The Feinstein Center for American Jewish History announces the selection of its Summer Fellows for 2018:
Gregg Drinkwater is a PhD Candidate at the University of Colorado Boulder. Gregg’s research explores how gay and lesbian Jews transformed the landscape of liberal Judaism in the United States in the post-World War II era. By creating gay synagogues in the 1970s and asserting public gay Jewish identities, gay and lesbian Jews contributed to shifting the boundaries of normative sexual and gender roles within liberal American Judaism. These gay Jewish innovators paved the way for the ordination of gay and lesbian rabbis, the widespread adoption of ritual and liturgical innovations rooted in gay and lesbian experiences, and rapid shifts in Jewish perceptions of homosexuality. The Feinstein Center summer fellowship will support a research trip to New York City where Drinkwater will visit the archive at New York’s LGBT Community Center and conduct interviews with founding members of New York’s gay synagogue, as well as gay and lesbian Jews active in other grassroots gay Jewish groups in the 1970s and early 1980s.
Peter Labuza is a PhD Candidate at the University of Southern California focusing on the rise of Hollywood’s entertainment law firms. His dissertation, “When A Handshake Meant Something: The Emergence of Entertainment Law and The Constitution of Hollywood Art, 1944-1967,” examines how a new class of entertainment lawyers aided individuals to establish themselves as artists within an industry that had previously espoused only entertainment. He looks at the history of Anti-Semitism in the history of Los Angeles’s legal profession and how Jewish solo practitioners came to redesign Hollywood through contracts, copyright, and tax law. In doing so, Labuza offers a new history of the postwar Hollywood that emphasizes how the Jewish American experience continued to define the industry through the critical junction between legal history and the business of American art in the 20th century.

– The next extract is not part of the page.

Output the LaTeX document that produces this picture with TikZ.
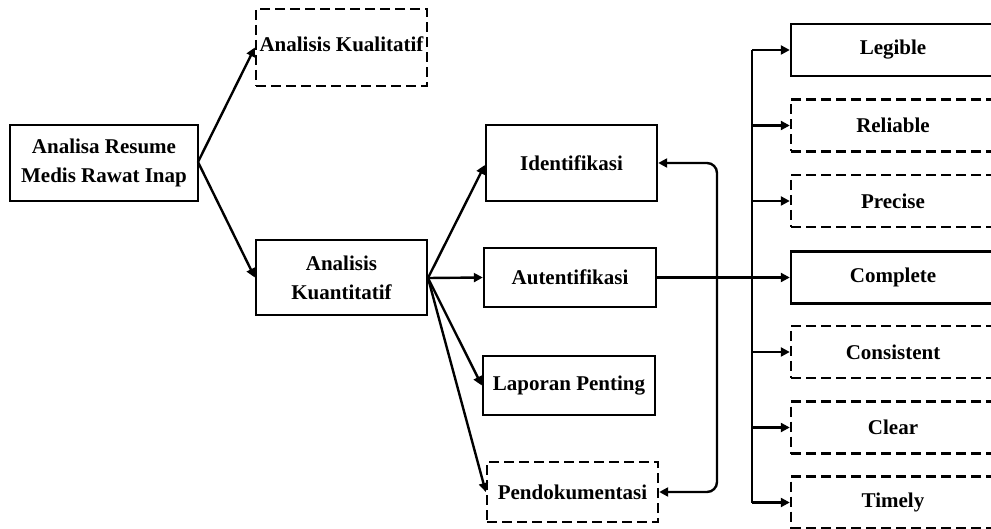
\documentclass[tikz,border=0pt]{standalone}
\usepackage{fontspec}
\setmainfont{Liberation Serif}
\usetikzlibrary{arrows.meta}
\begin{document}
\begin{tikzpicture}[x=1pt,y=-1pt,
  every node/.style={font=\fontsize{21}{29}\selectfont\bfseries, align=center, inner sep=0pt},
  box/.style={draw, line width=2.4pt, rectangle},
  dbox/.style={box, dash pattern=on 10pt off 5pt},
  rbox/.style={box, minimum width=204pt, minimum height=52pt},
  rdbox/.style={dbox, minimum width=204pt, minimum height=52pt},
  conn/.style={line width=2.4pt, -{Triangle[length=9pt,width=9pt]}},
  line/.style={line width=2.4pt}]
\clip (0,0) rectangle (991,529);
% left
\node[box, minimum width=188pt, minimum height=76pt] (res) at (104,163) {Analisa Resume\\Medis Rawat Inap};
\node[dbox, minimum width=171pt, minimum height=77pt] (kual) at (341.5,47.5) {\raisebox{6pt}{Analisis Kualitatif}};
\node[box, minimum width=171pt, minimum height=75pt] (kuan) at (341.5,277.5) {Analisis\\Kuantitatif};
% middle
\node[box, minimum width=171pt, minimum height=76pt] (iden) at (571.5,163) {Identifikasi};
\node[box, minimum width=172pt, minimum height=59pt] (aut) at (570,277.5) {Autentifikasi};
\node[box, minimum width=172pt, minimum height=59pt] (lap) at (569,385.5) {Laporan Penting};
\node[dbox, minimum width=171pt, minimum height=60pt] (pen) at (572.5,492) {Pendokumentasi};
% right
\node[rbox] (leg) at (893,50) {Legible};
\node[rdbox] (rel) at (893,125.5) {Reliable};
\node[rdbox] (pre) at (893,201) {Precise};
\node[rbox] (com) at (893,277.5) {Complete};
\node[rdbox] (con) at (893,352) {Consistent};
\node[rdbox] (cle) at (893,427.5) {Clear};
\node[rdbox] (tim) at (893,502.5) {Timely};
% connectors left
\coordinate (rs) at (198,162);
\draw[conn] (rs) -- (kual.west);
\draw[conn] (rs) -- (kuan.west);
\coordinate (ks) at (428,278);
\draw[conn] (ks) -- (iden.west |- 0,165);
\draw[conn] (ks) -- (aut.west);
\draw[conn] (ks) -- (lap.west);
\draw[conn] (ks) -- (pen.west);
% bracket
\coordinate (brk) at (717,300);
\draw[line, {Triangle[length=9pt,width=9pt]}-{Triangle[length=9pt,width=9pt]}, rounded corners=10pt]
  (iden.east) -- (iden.east -| brk) -- (pen.east -| brk) -- (pen.east);
% bus
\coordinate (bus1) at (752,50);
\coordinate (bus2) at (752,125.5);
\coordinate (bus3) at (752,201);
\coordinate (bus5) at (752,352);
\coordinate (bus6) at (752,427.5);
\coordinate (bus7) at (752,502.5);
\draw[line] (bus1) -- (bus7);
\draw[conn] (bus1) -- (leg.west);
\draw[conn] (bus2) -- (rel.west);
\draw[conn] (bus3) -- (pre.west);
\draw[conn] (aut.east) -- (com.west);
\draw[conn] (bus5) -- (con.west);
\draw[conn] (bus6) -- (cle.west);
\draw[conn] (bus7) -- (tim.west);
\end{tikzpicture}
\end{document}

Anastasiia Strakhova is a Ph.D. Candidate in History at Emory University. Her dissertation, tentatively titled “Imagining Emigration: Crossing the Borders of Russian Jewry during the Era of Mass Migration, 1881-1917,” analyzes the impact of mass Russian-Jewish immigration to America on the Jewish population remaining in the Russian Empire. In particular, Anastasiia investigates how Jewish everyday life had changed since great migration started, what kind of new financial possibilities became available in the wake of emigration, and how new transnational Russian-Jewish identities were formed. She argues that America, as a prime destination of immigration, extended both the physical and mental borders of Russian Jewry. By studying the multifaceted interrelation between Russian Jews at home and in immigration, her dissertation pushes for a global understanding of Russian Jewry as a unified collective that expanded across vast stretches of space.